→ **THE PROBLEM**
Reproduce all of the data exactly.

··········

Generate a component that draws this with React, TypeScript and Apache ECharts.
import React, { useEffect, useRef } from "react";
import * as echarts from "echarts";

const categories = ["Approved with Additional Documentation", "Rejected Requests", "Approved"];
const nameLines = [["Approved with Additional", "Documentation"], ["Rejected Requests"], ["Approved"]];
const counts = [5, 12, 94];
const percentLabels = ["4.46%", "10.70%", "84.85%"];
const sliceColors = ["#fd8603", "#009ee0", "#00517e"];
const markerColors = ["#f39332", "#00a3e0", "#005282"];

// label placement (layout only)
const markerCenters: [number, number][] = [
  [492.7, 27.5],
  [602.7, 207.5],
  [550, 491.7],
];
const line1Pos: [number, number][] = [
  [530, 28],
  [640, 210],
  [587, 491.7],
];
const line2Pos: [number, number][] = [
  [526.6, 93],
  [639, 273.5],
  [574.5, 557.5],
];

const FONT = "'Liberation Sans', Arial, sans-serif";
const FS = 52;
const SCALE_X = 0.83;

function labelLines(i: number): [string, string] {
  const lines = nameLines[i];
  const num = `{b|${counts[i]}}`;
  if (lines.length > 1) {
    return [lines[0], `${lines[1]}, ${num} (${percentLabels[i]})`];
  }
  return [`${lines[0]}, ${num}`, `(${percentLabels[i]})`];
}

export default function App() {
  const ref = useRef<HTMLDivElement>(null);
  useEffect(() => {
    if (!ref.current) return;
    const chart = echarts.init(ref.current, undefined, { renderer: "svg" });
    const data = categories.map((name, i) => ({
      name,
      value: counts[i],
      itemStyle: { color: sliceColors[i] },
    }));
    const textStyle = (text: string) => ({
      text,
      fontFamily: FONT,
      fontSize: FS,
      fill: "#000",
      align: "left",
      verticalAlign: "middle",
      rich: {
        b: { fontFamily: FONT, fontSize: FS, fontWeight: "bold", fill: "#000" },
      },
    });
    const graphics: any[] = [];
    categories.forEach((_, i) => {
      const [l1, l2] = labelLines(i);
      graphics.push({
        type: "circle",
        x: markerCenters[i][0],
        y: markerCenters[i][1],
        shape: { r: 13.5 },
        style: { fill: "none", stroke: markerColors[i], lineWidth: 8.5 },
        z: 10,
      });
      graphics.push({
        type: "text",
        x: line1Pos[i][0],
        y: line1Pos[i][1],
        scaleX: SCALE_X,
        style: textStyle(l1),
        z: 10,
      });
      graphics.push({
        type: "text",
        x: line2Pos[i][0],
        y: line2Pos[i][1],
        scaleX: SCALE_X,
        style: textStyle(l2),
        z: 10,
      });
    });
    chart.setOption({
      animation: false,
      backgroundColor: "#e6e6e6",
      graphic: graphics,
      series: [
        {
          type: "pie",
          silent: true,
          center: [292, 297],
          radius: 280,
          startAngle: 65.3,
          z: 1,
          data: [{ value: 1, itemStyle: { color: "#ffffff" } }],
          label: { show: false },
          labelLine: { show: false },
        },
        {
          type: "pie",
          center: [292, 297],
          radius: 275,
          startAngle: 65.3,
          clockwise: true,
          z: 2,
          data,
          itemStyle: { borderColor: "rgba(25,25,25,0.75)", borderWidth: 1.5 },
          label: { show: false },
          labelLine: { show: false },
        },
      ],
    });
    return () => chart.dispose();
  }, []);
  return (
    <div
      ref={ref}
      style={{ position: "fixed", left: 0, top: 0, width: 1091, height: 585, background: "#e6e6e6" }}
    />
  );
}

··········

→ **OUTPUT FOR THIS EXERCISE**
Generate a component that draws this with React, TypeScript and Apache ECharts.
import React, { useEffect, useRef } from "react";
import * as echarts from "echarts";

const categories = ["Approved with Additional Documentation", "Rejected Requests", "Approved"];
const nameLines = [["Approved with Additional", "Documentation"], ["Rejected Requests"], ["Approved"]];
const counts = [5, 12, 94];
const percentLabels = ["4.46%", "10.70%", "84.85%"];
const sliceColors = ["#fd8603", "#009ee0", "#00517e"];
const markerColors = ["#f39332", "#00a3e0", "#005282"];

// label placement (layout only)
const markerCenters: [number, number][] = [
  [492.7, 27.5],
  [602.7, 207.5],
  [550, 491.7],
];
const line1Pos: [number, number][] = [
  [530, 28],
  [640, 210],
  [587, 491.7],
];
const line2Pos: [number, number][] = [
  [526.6, 93],
  [639, 273.5],
  [574.5, 557.5],
];

const FONT = "'Liberation Sans', Arial, sans-serif";
const FS = 52;
const SCALE_X = 0.83;

function labelLines(i: number): [string, string] {
  const lines = nameLines[i];
  const num = `{b|${counts[i]}}`;
  if (lines.length > 1) {
    return [lines[0], `${lines[1]}, ${num} (${percentLabels[i]})`];
  }
  return [`${lines[0]}, ${num}`, `(${percentLabels[i]})`];
}

export default function App() {
  const ref = useRef<HTMLDivElement>(null);
  useEffect(() => {
    if (!ref.current) return;
    const chart = echarts.init(ref.current, undefined, { renderer: "svg" });
    const data = categories.map((name, i) => ({
      name,
      value: counts[i],
      itemStyle: { color: sliceColors[i] },
    }));
    const textStyle = (text: string) => ({
      text,
      fontFamily: FONT,
      fontSize: FS,
      fill: "#000",
      align: "left",
      verticalAlign: "middle",
      rich: {
        b: { fontFamily: FONT, fontSize: FS, fontWeight: "bold", fill: "#000" },
      },
    });
    const graphics: any[] = [];
    categories.forEach((_, i) => {
      const [l1, l2] = labelLines(i);
      graphics.push({
        type: "circle",
        x: markerCenters[i][0],
        y: markerCenters[i][1],
        shape: { r: 13.5 },
        style: { fill: "none", stroke: markerColors[i], lineWidth: 8.5 },
        z: 10,
      });
      graphics.push({
        type: "text",
        x: line1Pos[i][0],
        y: line1Pos[i][1],
        scaleX: SCALE_X,
        style: textStyle(l1),
        z: 10,
      });
      graphics.push({
        type: "text",
        x: line2Pos[i][0],
        y: line2Pos[i][1],
        scaleX: SCALE_X,
        style: textStyle(l2),
        z: 10,
      });
    });
    chart.setOption({
      animation: false,
      backgroundColor: "#e6e6e6",
      graphic: graphics,
      series: [
        {
          type: "pie",
          silent: true,
          center: [292, 297],
          radius: 280,
          startAngle: 65.3,
          z: 1,
          data: [{ value: 1, itemStyle: { color: "#ffffff" } }],
          label: { show: false },
          labelLine: { show: false },
        },
        {
          type: "pie",
          center: [292, 297],
          radius: 275,
          startAngle: 65.3,
          clockwise: true,
          z: 2,
          data,
          itemStyle: { borderColor: "rgba(25,25,25,0.75)", borderWidth: 1.5 },
          label: { show: false },
          labelLine: { show: false },
        },
      ],
    });
    return () => chart.dispose();
  }, []);
  return (
    <div
      ref={ref}
      style={{ position: "fixed", left: 0, top: 0, width: 1091, height: 585, background: "#e6e6e6" }}
    />
  );
}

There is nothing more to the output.